Aside of these more fundamental limitations, here the list of shennanigans I have run into:

  • xml.dom.minidom breaks space and newlines. Use ElementTree.
  • .strip() is necessary after file read, because Python automatically adds \n and there is no way to read without newlines into a list.
  • Testing for subdictionaries with dict is unreadable, so such a method is missing
    def is_subdict(small: dict, big: dict) -> bool:
        """
        Test, if 'small' is subdict of 'big'
        Example: big = {'pl' : 'key1': {'key2': 'value2'}}
        Then small = {'pl' : 'key1': {'key2': 'value2'}, 'otherkey'..} matches,
        but small = {'pl' : 'key1': {'key2': 'value2', 'otherkey'..}}
        or small = {'pl' : 'key1': {'key2': {'value2', 'otherkey'..}}} not.
        """
        # since python3.9:
        # return big | small == big
        # also:
        # return {**big, **small} == big
        return dict(big, **small) == big
    missing_dict_methods1.py
  • dict has no method to check, if the fields of a dictionary are in another dictionary
    def has_fieldsvals(small: dict, big: dict) -> bool:
        """
        Test, if 'small' has all values of of 'big'
        Example: big = {'pl' : 'key1': {'key2': 'value2'}}
        Then small = {'pl' : 'key1': {'key2': 'value2'}, 'otherkey'..} matches,
        small = {'pl' : 'key1': {'key2': 'value2', 'otherkey'..}} matches,
        and small = {'pl' : 'key1': {'key2': {'value2', 'otherkey'..}}} matches.
        """
        for key, value in small.items():
            if key in big:
                if isinstance(small[key], dict):
                    if not has_fieldsvals(small[key], big[key]):
                        return False
                    else:
                        return True
                elif value != big[key]:
                    return False
                else:
                    return True
            else:
                return False
        return True
    missing_dict_methods2.py
  • dict has no method to check, if all fields and values of a dictionary are in another dictionary
    import copy
    from typing import Optional, List
    
    
    def merge_dicts(alpha: dict = {}, beta: dict = {}) -> dict:
      """
      Recursive merge dicts. Not multi-threading safe.
      """
      return _merge_dicts_aux(alpha, beta, copy.copy(alpha))
    
    
    def _merge_dicts_aux(alpha: dict = {}, beta: dict = {}, result: dict = {}, path: Optional[List[str]] = None) -> dict:
      if path is None:
        path = []
      for key in beta:
        if key not in alpha:
          result[key] = beta[key]
        else:
          if isinstance(alpha[key], dict) and isinstance(beta[key], dict):
            # key value is dict in A and B => merge the dicts
            _merge_dicts_aux(alpha[key], beta[key], result[key], path + [str(key)])
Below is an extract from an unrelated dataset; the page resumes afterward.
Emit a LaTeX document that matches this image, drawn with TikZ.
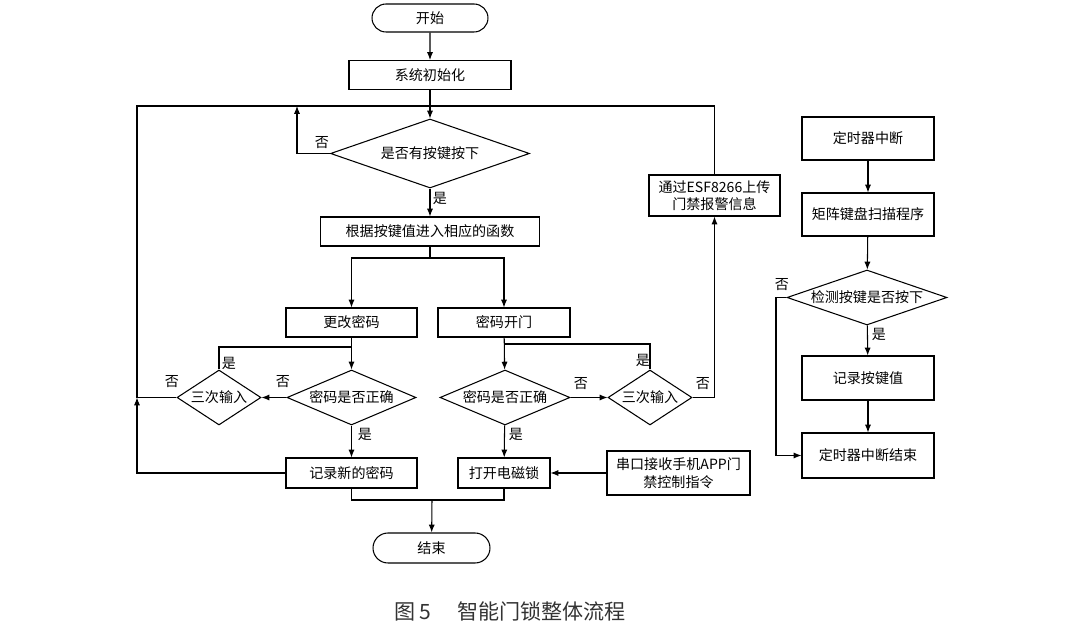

          elif alpha[key] == beta[key]:
            # key value is same in A and B => ignore
            pass
          else:
            # key value differs in A and B => raise error
            err: str = f"Conflict at {'.'.join(path + [str(key)])}"
            raise Exception(err)
      return result
    
    missing_dict_methods3.py
  • Tuples and dicts are annoying to differentiate
    # dictionary
    dict1 = {"m1": "cp", "m2": "cp"}
    # tuple
    tup1 = ({"m1": "cp", "m2": "cp"},)
    
    # at least getting the intention correct, but python is still unhelpful with error message
    dict2 = dict({"m1": "cp", "m2": "cp"})
    # tuple
    tup2 = (tuple({"m1": "cp", "m2": "cp"}),)
    
    tup_and_dicts.py
  • Stack trace formatting is inefficient and one can not use gf or gF vim shortcuts to jump to location function to write status + trace to variable.
    import traceback
    
    
    def getStackTrace() -> str:
      return repr(traceback.format_stack())
    stacktrace_fmt.py
  • Mixed double quote (") and single quote (') strings are invalid json
    #!/usr/bin/env python
    import json
    
    # Dict -> str is inconsistent to json -> str, so workaround with
    # dict_asjson_lower = str(dict1).replace("'", '"')
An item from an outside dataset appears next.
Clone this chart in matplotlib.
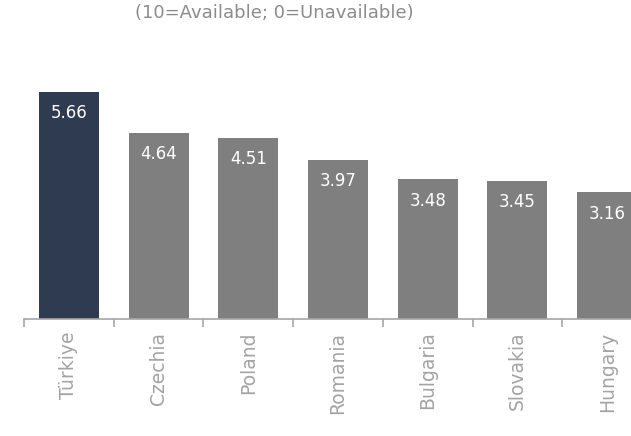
import matplotlib
matplotlib.use("Agg")
import matplotlib.pyplot as plt
import numpy as np

countries = ["Türkiye", "Czechia", "Poland", "Romania", "Bulgaria", "Slovakia", "Hungary"]
scores = [5.66, 4.64, 4.51, 3.97, 3.48, 3.45, 3.16]
highlight = "Türkiye"

plt.rcParams['font.family'] = ['DejaVu Sans']

fig = plt.figure(figsize=(6.31, 4.36), dpi=100)
ax = fig.add_axes([24/631, 117/436, 628/631, 281/436])

x = np.arange(len(countries))
colors = ["#2E3B50" if c == highlight else "#7F7F7F" for c in countries]
bars = ax.bar(x, scores, width=0.67, color=colors)

for xi, v in zip(x, scores):
    ax.annotate(f"{v:.2f}", (xi, v), xytext=(0, -9), textcoords="offset points",
                ha="center", va="top", color="white", fontsize=12)

ax.set_xlim(-0.5, len(countries) - 0.5)
ax.set_ylim(0, 7)
ax.set_xticks(x)
ax.set_xticklabels(countries, rotation=90, fontsize=13.5, color="#A3A3A3")
ax.tick_params(axis="x", which="major", length=0, pad=9)
ax.set_xticks(np.arange(len(countries) + 1) - 0.5, minor=True)
ax.tick_params(axis="x", which="minor", length=6, color="#A6A6A6", width=1.2)
ax.set_yticks([])
for s in ["top", "right", "left"]:
    ax.spines[s].set_visible(False)
ax.spines["bottom"].set_color("#A6A6A6")
ax.spines["bottom"].set_linewidth(1.2)

fig.text(274/631, 1 - 13/436, "(10=Available; 0=Unavailable)", ha="center", va="center",
         fontsize=13, color="#8C8C8C")

fig.savefig("out.png", dpi=100)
    def combineDictsFromStr() -> None:
      dict1 = {"t1": "val1", "t2arr": [{"t2_int": 0, "t2_str": "12.0"}], "t3int": 30}
      dict1_str_raw = str(dict1)
      dict1_str = dict1_str_raw.replace("'", '"')
      dict2_str = '{"anotherone":"yes", '
      dict2_str += '"t3int":30,"t4str":'
      dict2_str += dict1_str + "}"
      dict2 = json.loads(dict2_str)
      _ = dict2
    
    invalid_json.py
  • os.kill() does not call registered cleanup function atexit.register(exit_cleanup) by daemonized threads. Must store pids of child processes and clean them explicitly or signal main thread via
    def signalMainThread(self) -> None:
      pass
      # before Python 3.10: _thread.interrupt_main()
      # since Python 3.10: _thread.interrupt_main(signum=signal.SIGKILL)
    signal_main_thread.py
  • Socket timeout can cause file-like readline() method to lose data, workaround
    1. Read from Kernel structure and append chunk-wise to buffer from socket until stop event (via select).
    2. After each read, try to line a line from the buffer and remove the line on success (being utf-8 etc).
    3. On failure of reading line, continue with 1.
    4. Teardown should read socket until being empty, if a stop was obtained.
  • Generic module annotation is not allowed and mypy has no explicit docs for this. The following does not work and module: object is the closest we can get as simple annotation.
    # using 'module: ModuleType' via specifying ModuleType as set of types not possible
    def check_fn(module: object) -> int:
      if str(type(module)) != "module":
        return 1
      return 0
    
    module_annotation.py
  • There are no scheduling and watchdog methods, which makes Python thread scheduling very unreliable. Unlucky schedules may cause fatal delay for shuffling data between daemon thread and main thread. As example, an application using 1 main thread and 2 daemon threads may cause the relevant daemon thread not being scheduled for 2 seconds. Empirically 3 seconds work.
  • Trailing comma in dictionary or json.dumps generated string has silent failures, for example on parsing the output as json via php.